Asia shares skid as inflation shadow spooks bonds
SYDNEY (Reuters) - Asian shares fell the most in over a year on Monday as fears of resurgent inflation battered bonds, toppled Wall Street from record highs and sparked speculation that central banks globally might be forced to tighten policy more aggressively.
MSCI’s broadest index of Asia-Pacific shares outside Japan shed 1.8 percent in the largest daily drop since late 2016.
E-Mini futures for the S&P 500 fell another 0.44 percent, an unusually sharp move for Asian hours and suggesting further losses in US markets later in the session.
Japan’s Nikkei sank 2.4 percent, while Australia’s main index lost 1.7 percent and Chinese blue chips slid 1.1 percent.
Investors were spooked by Friday’s US payrolls report which showed wages growing at their fastest pace in more than 8-1/2 years and fuelling inflation expectations.
Futures markets reacted by pricing in the risk of three, or even more, interest rate rises from the Federal Reserve this year.
“The earnings data fits too closely with the narrative of emerging wage pressures to be dismissed,” said Deutsche Bank macro strategist Alan Ruskin.
“The data will add fuel to the debate on whether the Fed is falling behind the curve. It will raise the chances of the Fed median dots shifting up to four rate hikes for 2018,” he added.
That would be negative for emerging markets and commodity currencies, said Ruskin. Both the Australian and New Zealand dollars fell sharply in the wake of the job numbers, along with a range of Asian currencies.

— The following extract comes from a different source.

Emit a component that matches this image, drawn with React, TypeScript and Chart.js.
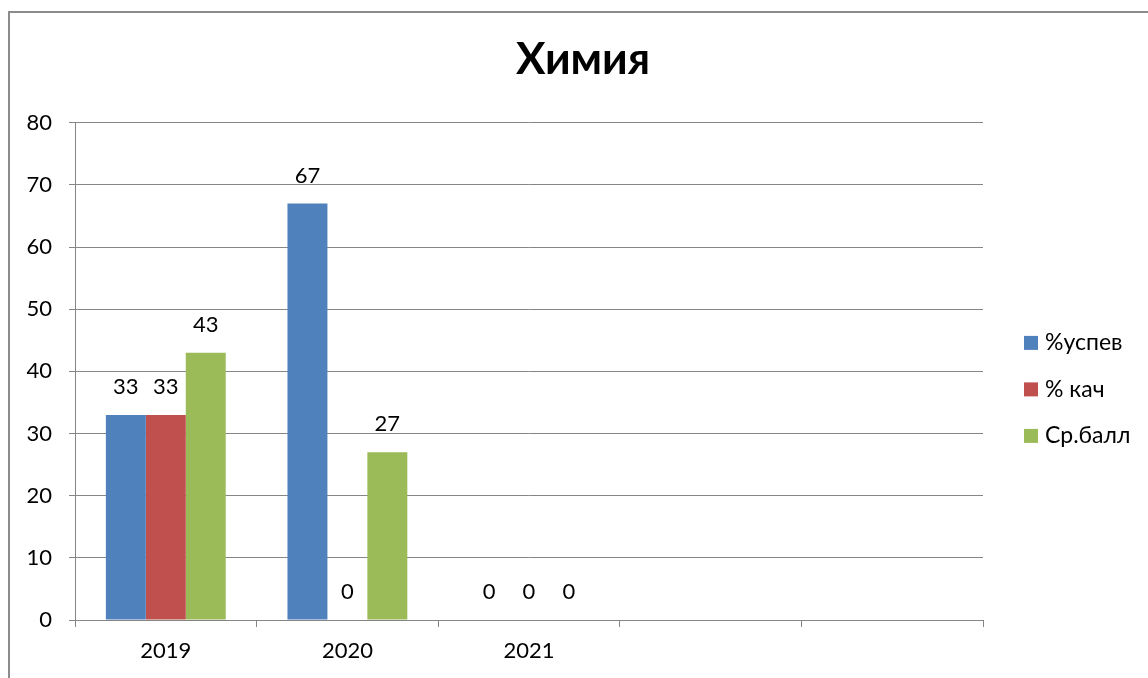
import React, { useEffect, useRef } from "react";
import { Chart, registerables } from "chart.js";

Chart.register(...registerables);

const categories = ["2019", "2020", "2021", "", ""];
const uspev = [33, 67, 0, null, null];
const kach = [33, 0, 0, null, null];
const srBall = [43, 27, 0, null, null];
const seriesNames = ["%успев", "% кач", "Ср.балл"];
const seriesColors = ["#4F81BD", "#C0504D", "#9BBB59"];
const titleText = "Химия";
const headerText = "предметам естественнонаучного цикла, предметы по выбору учащихся, 2019–2021 гг.";

const GRID = "#868686";
const FONT = "Lato";
const FS = 22;

const valueLabels = {
  id: "valueLabels",
  afterDatasetsDraw(chart: any) {
    const ctx = chart.ctx;
    ctx.save();
    ctx.font = `${FS}px ${FONT}`;
    ctx.fillStyle = "#000";
    ctx.textAlign = "center";
    ctx.textBaseline = "middle";
    chart.data.datasets.forEach((ds: any, i: number) => {
      const meta = chart.getDatasetMeta(i);
      meta.data.forEach((bar: any, j: number) => {
        const v = ds.data[j];
        if (v === null || v === undefined) return;
        ctx.fillText(String(v), bar.x, bar.y - 28);
      });
    });
    ctx.restore();
  },
};

const sideLegend = {
  id: "sideLegend",
  afterDraw(chart: any) {
    const ctx = chart.ctx;
    const area = chart.chartArea;
    const x = area.right + 41;
    const gap = 46.5;
    const yMid = (area.top + area.bottom) / 2 + 18;
    const n = chart.data.datasets.length;
    ctx.save();
    ctx.font = `23px ${FONT}`;
    ctx.textAlign = "left";
    ctx.textBaseline = "middle";
    chart.data.datasets.forEach((ds: any, i: number) => {
      const y = yMid + (i - (n - 1) / 2) * gap;
      ctx.fillStyle = ds.backgroundColor;
      ctx.fillRect(x, y - 7, 14, 14);
      ctx.fillStyle = "#000";
      ctx.fillText(ds.label, x + 21, y);
    });
    ctx.restore();
  },
};

export default function App() {
  const canvasRef = useRef<HTMLCanvasElement | null>(null);

  useEffect(() => {
    if (!canvasRef.current) return;
    Chart.defaults.font.family = FONT;
    const chart = new Chart(canvasRef.current, {
      type: "bar",
      data: {
        labels: categories,
        datasets: [uspev, kach, srBall].map((d, i) => ({
          label: seriesNames[i],
          data: d,
          backgroundColor: seriesColors[i],
          borderWidth: 0,
          categoryPercentage: 0.66,
          barPercentage: 1.0,
        })),
      },
      options: {
        animation: false,
        responsive: true,
        maintainAspectRatio: false,
        layout: { padding: { left: 18, right: 0, top: 0, bottom: 0 } },
        plugins: {
          legend: { display: false },
          tooltip: { enabled: false },
          title: {
            display: true,
            text: titleText,
            color: "#000",
            font: { family: FONT, size: 44, weight: "bold", lineHeight: 1.2 },
            padding: { top: 33, bottom: 37 },
          },
        },
        scales: {
          x: {
            grid: {
              offset: true,
              drawOnChartArea: false,
              drawTicks: true,
              tickLength: 7,
              color: GRID,
            },
            border: { color: GRID, width: 1 },
            ticks: { color: "#000", font: { size: FS }, padding: 11, maxRotation: 0 },
            afterFit: (s: any) => {
              s.height = 58;
            },
          },
          y: {
            min: 0,
            max: 80,
            ticks: { stepSize: 10, color: "#000", font: { size: FS }, padding: 17 },
            grid: { color: GRID, tickLength: 6, lineWidth: 1 },
            border: { color: GRID, width: 1 },
            afterFit: (s: any) => {
              s.width = 57;
            },
          },
          side: {
            type: "linear",
            position: "right",
            display: true,
            grid: { display: false, drawTicks: false },
            border: { display: false },
            ticks: { display: false },
            afterFit: (s: any) => {
              s.width = 165;
            },
          },
        },
      },
      plugins: [valueLabels, sideLegend],
    });
    return () => chart.destroy();
  }, []);

  return (
    <div style={{ position: "fixed", inset: 0, overflow: "hidden", background: "#fff" }}>
      <div
        style={{
          position: "absolute",
          left: 22,
          top: -25,
          whiteSpace: "nowrap",
          font: "bold 24px 'Liberation Serif'",
          lineHeight: "24px",
          color: "#000",
        }}
      >
        {headerText}
      </div>
      <div
        style={{
          position: "absolute",
          left: 8,
          top: 11,
          width: 1400,
          height: 900,
          border: "2px solid #8c8c8c",
          boxSizing: "border-box",
        }}
      />
      <div style={{ position: "absolute", left: 0, top: 0, width: 1148, height: 678 }}>
        <canvas ref={canvasRef} />
      </div>
    </div>
  );
}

It was also a major blow to government bonds. Yields on 10-year US Treasury paper were up at a four-year peak of 2.86 percent, having jumped almost 7 basis points on Friday.
The 2-year yield was near a nine-year top at 2.162 percent, tightening financial conditions and offering a more competitive return compared to equities. The dividend return of the Dow, for instance, was 2.13 percent.